OBJECTIVE: Write out again exactly the lines from the one containing "Recreate this image" through the one containing "5.1, 6.7, 6.8, 4.5, 6.5, 4.7, 7.4, 4.9, 5.8, 3.1]", both included, and omit the pictures.

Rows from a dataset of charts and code
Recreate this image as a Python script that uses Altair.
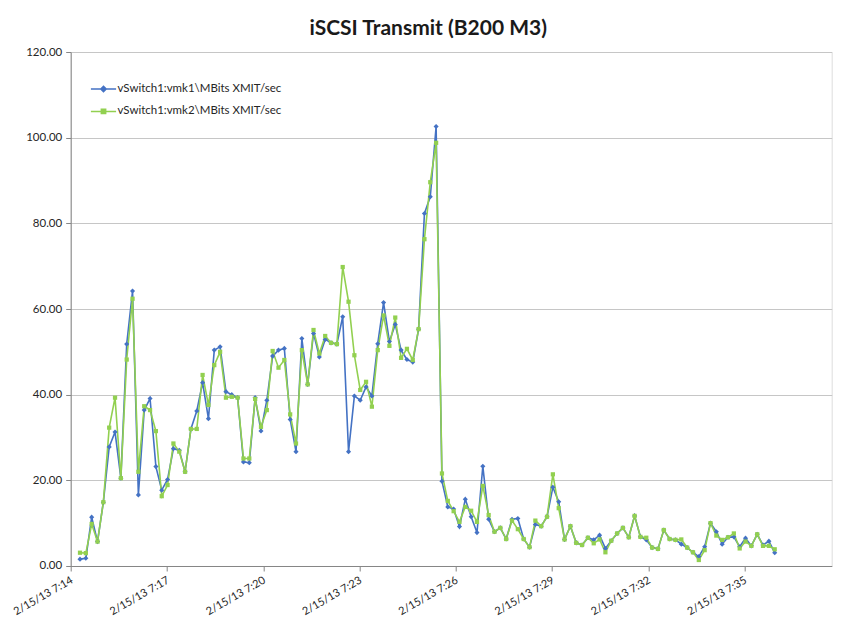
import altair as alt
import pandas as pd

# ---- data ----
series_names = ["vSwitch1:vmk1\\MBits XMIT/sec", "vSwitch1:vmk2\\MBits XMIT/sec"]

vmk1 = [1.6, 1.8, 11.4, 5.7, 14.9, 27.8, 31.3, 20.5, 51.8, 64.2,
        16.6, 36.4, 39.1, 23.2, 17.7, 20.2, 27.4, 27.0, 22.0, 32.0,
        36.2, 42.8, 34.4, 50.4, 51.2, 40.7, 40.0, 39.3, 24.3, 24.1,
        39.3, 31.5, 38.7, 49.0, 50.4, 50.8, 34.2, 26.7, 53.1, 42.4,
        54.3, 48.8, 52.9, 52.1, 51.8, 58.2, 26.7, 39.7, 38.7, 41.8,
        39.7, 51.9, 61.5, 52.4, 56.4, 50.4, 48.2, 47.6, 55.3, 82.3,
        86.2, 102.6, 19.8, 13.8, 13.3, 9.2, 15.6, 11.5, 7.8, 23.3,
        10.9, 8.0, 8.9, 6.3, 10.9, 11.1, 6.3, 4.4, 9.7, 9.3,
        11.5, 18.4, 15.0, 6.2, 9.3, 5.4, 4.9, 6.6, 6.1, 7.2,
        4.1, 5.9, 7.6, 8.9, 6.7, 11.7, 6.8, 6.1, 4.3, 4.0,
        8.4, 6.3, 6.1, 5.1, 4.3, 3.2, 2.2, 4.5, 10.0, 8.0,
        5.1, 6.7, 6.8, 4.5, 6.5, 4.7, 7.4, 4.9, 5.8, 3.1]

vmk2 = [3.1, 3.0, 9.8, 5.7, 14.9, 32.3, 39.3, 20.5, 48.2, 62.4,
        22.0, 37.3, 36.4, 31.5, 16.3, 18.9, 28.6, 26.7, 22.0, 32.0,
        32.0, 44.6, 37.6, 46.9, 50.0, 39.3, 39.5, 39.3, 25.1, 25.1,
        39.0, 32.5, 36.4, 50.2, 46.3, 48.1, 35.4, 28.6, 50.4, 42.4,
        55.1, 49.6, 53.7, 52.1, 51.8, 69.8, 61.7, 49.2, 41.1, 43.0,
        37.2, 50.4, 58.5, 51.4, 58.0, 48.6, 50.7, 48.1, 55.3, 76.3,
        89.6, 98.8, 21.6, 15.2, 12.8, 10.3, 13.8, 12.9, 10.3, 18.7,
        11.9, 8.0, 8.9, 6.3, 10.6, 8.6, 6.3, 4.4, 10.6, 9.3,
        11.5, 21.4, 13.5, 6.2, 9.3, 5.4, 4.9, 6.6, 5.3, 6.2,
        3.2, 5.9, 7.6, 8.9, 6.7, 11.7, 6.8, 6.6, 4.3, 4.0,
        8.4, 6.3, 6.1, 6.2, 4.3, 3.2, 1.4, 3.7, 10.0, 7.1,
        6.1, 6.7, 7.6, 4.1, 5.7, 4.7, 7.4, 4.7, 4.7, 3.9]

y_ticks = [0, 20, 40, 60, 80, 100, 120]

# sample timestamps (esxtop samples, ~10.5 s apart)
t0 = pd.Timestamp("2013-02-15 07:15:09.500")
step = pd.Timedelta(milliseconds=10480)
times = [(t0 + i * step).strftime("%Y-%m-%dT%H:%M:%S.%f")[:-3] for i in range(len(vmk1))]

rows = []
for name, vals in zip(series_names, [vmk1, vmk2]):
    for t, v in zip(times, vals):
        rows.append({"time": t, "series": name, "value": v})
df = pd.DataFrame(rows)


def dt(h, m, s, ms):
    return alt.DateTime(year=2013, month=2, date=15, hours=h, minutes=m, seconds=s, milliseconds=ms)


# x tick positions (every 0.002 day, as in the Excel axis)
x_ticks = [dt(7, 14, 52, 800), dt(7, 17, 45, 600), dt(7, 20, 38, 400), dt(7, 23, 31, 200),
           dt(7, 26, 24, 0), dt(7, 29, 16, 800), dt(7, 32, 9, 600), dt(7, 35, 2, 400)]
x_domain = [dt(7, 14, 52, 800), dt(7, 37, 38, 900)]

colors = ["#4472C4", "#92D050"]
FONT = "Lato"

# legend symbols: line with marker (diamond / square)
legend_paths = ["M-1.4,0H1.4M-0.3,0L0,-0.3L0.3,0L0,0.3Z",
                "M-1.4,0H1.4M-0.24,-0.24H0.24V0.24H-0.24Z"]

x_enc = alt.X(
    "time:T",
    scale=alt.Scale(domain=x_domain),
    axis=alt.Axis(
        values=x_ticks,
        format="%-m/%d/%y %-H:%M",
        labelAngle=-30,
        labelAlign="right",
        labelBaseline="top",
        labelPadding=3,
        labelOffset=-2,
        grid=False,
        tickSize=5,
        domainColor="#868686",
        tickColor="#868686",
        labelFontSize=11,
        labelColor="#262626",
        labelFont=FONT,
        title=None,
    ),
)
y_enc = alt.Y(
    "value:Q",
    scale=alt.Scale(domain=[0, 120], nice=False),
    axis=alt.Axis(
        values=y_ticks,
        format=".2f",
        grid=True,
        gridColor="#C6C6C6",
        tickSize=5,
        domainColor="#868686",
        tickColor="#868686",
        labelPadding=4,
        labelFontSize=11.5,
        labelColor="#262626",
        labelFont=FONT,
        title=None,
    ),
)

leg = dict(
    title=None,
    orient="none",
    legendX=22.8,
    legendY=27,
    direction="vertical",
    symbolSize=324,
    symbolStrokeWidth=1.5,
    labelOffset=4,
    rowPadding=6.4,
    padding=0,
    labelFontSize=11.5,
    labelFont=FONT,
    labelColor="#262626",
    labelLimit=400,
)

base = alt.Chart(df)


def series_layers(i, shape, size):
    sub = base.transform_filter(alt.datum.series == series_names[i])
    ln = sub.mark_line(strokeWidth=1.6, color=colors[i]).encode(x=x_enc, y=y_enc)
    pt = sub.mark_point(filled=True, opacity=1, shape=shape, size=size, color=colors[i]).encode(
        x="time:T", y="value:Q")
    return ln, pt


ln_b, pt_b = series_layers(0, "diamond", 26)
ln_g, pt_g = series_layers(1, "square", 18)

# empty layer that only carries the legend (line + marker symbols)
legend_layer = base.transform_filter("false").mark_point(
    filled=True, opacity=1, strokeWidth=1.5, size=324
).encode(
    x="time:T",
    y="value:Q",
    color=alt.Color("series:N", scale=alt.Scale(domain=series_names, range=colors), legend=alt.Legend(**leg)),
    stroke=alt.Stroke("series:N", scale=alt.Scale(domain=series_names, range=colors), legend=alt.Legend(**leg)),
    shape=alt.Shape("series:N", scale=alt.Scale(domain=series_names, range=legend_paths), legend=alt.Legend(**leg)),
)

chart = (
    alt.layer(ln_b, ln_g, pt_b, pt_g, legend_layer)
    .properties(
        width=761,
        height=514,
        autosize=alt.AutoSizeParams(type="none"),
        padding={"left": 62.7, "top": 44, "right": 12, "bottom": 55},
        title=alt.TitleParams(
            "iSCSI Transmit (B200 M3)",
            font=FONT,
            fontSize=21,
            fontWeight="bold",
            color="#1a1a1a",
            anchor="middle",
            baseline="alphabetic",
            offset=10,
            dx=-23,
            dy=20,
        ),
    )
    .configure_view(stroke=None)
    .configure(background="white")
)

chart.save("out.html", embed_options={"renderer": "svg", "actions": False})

--

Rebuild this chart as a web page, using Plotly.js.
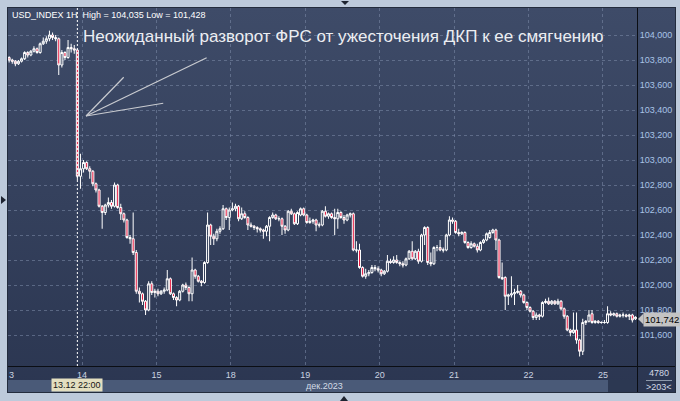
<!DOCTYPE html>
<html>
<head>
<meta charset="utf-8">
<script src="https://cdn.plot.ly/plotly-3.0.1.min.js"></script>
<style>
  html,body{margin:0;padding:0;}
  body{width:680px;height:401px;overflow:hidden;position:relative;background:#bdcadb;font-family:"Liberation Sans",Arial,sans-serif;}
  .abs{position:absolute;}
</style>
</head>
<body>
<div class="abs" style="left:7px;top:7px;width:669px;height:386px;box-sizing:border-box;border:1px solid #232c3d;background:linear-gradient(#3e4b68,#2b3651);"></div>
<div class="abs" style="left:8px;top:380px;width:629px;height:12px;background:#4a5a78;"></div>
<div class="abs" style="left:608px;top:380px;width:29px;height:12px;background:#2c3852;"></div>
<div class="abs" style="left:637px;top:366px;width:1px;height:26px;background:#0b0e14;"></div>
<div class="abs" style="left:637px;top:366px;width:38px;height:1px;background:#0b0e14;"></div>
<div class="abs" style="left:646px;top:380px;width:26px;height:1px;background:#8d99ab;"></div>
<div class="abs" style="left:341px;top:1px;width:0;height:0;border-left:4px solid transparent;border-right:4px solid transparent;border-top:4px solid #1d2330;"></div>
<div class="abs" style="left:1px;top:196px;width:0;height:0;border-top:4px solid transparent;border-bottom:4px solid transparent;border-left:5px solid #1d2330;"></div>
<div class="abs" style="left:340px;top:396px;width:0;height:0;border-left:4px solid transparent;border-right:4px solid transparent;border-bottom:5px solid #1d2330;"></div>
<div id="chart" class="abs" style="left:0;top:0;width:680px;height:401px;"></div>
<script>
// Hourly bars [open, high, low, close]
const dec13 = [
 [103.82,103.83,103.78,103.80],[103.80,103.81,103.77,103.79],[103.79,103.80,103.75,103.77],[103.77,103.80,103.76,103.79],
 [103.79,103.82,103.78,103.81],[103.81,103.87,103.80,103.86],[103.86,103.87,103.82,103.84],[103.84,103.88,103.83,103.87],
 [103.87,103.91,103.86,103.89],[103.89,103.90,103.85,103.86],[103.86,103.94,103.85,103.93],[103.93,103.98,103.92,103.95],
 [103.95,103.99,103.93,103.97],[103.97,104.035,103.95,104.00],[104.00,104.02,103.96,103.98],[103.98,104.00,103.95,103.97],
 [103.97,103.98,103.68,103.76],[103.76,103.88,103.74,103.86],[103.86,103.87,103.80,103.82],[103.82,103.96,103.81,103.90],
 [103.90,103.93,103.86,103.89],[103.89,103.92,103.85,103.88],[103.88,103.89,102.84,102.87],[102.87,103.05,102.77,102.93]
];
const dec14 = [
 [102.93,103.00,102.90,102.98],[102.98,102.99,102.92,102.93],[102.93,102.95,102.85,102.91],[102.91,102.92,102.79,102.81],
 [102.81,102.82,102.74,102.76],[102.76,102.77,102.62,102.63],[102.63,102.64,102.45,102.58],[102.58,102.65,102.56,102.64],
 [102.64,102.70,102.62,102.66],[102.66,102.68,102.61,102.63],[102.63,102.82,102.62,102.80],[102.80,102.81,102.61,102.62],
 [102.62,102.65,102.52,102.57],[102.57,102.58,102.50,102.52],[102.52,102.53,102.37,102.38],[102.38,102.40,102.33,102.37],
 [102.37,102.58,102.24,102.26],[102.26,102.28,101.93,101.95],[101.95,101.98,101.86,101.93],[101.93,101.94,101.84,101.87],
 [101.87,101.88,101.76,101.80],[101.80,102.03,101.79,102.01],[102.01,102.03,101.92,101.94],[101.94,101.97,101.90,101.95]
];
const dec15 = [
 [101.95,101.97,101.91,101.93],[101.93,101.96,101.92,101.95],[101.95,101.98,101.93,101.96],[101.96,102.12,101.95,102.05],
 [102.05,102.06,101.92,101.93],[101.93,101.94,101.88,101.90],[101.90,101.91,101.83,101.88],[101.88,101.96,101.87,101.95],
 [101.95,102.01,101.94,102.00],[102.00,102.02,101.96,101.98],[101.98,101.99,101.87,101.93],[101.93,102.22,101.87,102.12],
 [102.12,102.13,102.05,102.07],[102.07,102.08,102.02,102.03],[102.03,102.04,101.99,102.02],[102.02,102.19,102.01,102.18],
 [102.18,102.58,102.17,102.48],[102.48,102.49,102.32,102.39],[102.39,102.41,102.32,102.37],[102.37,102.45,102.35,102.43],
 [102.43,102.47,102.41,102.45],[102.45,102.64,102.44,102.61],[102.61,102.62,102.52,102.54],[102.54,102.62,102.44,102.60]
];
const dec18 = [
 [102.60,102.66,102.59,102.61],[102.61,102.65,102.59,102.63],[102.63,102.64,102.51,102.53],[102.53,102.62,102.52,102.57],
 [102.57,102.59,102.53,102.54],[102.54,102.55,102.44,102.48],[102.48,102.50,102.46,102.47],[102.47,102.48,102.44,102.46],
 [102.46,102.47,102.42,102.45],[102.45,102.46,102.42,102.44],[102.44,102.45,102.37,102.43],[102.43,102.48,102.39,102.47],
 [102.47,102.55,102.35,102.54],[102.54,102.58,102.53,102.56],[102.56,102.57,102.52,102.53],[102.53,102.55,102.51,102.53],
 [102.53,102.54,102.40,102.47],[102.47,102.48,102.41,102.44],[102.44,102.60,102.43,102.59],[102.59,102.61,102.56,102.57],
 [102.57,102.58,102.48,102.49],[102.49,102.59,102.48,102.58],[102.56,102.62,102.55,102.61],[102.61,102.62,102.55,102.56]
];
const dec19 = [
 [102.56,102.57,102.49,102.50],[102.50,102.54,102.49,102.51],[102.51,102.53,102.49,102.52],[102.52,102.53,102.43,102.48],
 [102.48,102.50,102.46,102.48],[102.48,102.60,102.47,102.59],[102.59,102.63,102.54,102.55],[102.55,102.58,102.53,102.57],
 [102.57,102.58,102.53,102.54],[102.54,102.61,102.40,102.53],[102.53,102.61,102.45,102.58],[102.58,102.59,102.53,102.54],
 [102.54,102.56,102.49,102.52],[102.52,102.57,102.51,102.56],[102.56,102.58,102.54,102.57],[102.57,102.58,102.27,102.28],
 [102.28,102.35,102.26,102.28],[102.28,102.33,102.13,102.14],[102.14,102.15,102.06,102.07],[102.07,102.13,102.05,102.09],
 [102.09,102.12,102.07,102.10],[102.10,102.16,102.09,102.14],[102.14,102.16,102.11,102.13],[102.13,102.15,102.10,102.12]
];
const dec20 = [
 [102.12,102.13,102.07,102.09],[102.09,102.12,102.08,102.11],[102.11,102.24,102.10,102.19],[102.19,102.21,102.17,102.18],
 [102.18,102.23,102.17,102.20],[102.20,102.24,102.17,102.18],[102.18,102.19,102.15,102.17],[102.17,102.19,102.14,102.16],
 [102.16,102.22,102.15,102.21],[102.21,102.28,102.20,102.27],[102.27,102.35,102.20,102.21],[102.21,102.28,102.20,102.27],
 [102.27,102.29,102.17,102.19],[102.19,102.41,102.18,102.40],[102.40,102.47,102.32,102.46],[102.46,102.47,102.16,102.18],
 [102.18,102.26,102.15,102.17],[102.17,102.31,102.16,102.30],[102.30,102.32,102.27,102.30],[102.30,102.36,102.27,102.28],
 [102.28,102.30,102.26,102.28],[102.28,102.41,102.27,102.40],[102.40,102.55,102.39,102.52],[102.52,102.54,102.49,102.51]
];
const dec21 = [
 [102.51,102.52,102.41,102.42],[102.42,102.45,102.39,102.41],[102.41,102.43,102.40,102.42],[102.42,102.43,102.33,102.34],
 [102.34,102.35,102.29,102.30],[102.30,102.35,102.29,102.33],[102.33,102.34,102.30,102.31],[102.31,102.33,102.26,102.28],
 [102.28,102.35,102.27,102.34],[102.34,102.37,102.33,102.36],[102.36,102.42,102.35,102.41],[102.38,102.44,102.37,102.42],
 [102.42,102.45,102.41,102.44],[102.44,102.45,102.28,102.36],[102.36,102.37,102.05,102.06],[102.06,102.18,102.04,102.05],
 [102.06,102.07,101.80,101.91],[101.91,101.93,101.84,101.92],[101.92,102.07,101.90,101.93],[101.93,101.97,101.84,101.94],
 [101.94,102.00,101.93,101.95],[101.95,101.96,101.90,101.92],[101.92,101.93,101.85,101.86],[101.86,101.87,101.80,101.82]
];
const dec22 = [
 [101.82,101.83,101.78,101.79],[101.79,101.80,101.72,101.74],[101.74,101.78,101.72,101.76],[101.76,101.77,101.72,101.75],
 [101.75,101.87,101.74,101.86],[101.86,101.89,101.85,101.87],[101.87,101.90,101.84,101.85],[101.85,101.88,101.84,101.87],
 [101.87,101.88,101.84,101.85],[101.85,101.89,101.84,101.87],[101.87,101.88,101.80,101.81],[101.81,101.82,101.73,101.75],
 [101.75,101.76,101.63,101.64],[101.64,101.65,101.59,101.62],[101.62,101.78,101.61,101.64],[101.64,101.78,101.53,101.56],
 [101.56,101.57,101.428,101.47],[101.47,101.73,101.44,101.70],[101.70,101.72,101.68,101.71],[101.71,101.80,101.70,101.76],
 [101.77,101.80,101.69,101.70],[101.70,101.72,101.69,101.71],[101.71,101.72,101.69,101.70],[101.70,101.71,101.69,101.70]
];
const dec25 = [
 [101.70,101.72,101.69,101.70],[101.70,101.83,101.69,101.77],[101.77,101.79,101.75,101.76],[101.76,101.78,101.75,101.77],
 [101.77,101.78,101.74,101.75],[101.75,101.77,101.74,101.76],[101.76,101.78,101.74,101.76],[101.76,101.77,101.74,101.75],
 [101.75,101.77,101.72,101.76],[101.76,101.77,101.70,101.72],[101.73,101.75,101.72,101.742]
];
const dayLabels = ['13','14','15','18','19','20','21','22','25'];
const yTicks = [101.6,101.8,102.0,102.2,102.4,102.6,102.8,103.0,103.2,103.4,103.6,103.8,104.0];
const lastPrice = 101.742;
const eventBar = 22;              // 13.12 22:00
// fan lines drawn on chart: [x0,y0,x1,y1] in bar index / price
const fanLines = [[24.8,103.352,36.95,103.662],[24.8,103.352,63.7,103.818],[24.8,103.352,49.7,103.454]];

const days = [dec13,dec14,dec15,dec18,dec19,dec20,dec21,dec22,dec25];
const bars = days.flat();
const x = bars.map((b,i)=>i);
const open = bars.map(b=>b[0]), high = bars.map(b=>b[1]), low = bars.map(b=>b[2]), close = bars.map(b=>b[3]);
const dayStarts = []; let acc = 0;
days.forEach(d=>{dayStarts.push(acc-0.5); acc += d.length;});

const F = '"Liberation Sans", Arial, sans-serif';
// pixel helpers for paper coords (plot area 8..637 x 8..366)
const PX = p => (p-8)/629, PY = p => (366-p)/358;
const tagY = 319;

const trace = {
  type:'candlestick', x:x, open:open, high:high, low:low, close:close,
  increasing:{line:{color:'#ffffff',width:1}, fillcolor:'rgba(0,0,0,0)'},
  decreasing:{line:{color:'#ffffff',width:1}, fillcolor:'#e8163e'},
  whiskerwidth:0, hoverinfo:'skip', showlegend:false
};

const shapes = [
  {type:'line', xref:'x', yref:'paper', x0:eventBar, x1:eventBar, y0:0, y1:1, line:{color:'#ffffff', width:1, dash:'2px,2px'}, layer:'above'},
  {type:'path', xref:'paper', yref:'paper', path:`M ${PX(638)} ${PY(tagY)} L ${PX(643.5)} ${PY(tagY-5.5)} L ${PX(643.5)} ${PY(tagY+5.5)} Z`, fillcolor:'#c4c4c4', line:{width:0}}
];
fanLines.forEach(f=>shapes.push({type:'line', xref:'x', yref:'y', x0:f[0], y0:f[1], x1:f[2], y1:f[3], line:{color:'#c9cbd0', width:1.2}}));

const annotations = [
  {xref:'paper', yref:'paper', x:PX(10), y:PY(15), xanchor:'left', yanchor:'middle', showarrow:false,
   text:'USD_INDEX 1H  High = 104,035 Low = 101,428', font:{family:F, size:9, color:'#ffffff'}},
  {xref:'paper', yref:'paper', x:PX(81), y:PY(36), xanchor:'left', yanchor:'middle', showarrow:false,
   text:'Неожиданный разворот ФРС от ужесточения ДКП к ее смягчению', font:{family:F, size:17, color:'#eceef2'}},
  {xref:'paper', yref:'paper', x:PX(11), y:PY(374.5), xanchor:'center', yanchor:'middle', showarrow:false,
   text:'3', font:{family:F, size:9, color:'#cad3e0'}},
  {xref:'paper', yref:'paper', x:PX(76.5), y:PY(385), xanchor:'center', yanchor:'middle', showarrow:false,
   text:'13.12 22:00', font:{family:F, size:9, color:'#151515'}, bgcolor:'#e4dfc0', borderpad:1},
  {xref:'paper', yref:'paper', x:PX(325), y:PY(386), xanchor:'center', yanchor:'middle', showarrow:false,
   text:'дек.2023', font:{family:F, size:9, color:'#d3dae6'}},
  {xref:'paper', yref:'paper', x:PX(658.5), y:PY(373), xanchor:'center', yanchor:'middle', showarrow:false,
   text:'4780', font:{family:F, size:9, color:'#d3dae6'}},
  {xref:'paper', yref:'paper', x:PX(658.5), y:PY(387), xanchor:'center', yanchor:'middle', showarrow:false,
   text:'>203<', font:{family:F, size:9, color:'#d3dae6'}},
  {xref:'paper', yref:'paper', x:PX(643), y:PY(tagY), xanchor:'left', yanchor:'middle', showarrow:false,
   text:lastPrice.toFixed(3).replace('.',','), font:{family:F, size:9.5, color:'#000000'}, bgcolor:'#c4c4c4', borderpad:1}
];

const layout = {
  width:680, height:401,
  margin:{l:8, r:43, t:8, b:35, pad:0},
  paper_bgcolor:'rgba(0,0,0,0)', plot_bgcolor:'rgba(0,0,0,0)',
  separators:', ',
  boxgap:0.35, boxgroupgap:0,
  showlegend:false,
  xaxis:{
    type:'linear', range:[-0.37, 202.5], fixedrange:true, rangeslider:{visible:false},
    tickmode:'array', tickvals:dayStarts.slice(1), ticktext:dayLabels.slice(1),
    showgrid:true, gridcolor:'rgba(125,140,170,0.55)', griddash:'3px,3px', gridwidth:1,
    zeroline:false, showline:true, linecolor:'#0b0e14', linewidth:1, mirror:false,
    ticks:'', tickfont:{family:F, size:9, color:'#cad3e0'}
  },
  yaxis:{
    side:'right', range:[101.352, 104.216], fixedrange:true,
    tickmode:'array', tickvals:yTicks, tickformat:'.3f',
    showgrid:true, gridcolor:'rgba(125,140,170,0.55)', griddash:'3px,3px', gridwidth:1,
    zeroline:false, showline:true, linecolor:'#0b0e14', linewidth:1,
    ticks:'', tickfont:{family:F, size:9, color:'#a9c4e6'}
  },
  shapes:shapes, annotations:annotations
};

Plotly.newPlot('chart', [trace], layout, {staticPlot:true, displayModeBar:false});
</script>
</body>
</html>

EXERCISE ANSWER:
Recreate this image as a Python script that uses Altair.
import altair as alt
import pandas as pd

# ---- data ----
series_names = ["vSwitch1:vmk1\\MBits XMIT/sec", "vSwitch1:vmk2\\MBits XMIT/sec"]

vmk1 = [1.6, 1.8, 11.4, 5.7, 14.9, 27.8, 31.3, 20.5, 51.8, 64.2,
        16.6, 36.4, 39.1, 23.2, 17.7, 20.2, 27.4, 27.0, 22.0, 32.0,
        36.2, 42.8, 34.4, 50.4, 51.2, 40.7, 40.0, 39.3, 24.3, 24.1,
        39.3, 31.5, 38.7, 49.0, 50.4, 50.8, 34.2, 26.7, 53.1, 42.4,
        54.3, 48.8, 52.9, 52.1, 51.8, 58.2, 26.7, 39.7, 38.7, 41.8,
        39.7, 51.9, 61.5, 52.4, 56.4, 50.4, 48.2, 47.6, 55.3, 82.3,
        86.2, 102.6, 19.8, 13.8, 13.3, 9.2, 15.6, 11.5, 7.8, 23.3,
        10.9, 8.0, 8.9, 6.3, 10.9, 11.1, 6.3, 4.4, 9.7, 9.3,
        11.5, 18.4, 15.0, 6.2, 9.3, 5.4, 4.9, 6.6, 6.1, 7.2,
        4.1, 5.9, 7.6, 8.9, 6.7, 11.7, 6.8, 6.1, 4.3, 4.0,
        8.4, 6.3, 6.1, 5.1, 4.3, 3.2, 2.2, 4.5, 10.0, 8.0,
        5.1, 6.7, 6.8, 4.5, 6.5, 4.7, 7.4, 4.9, 5.8, 3.1]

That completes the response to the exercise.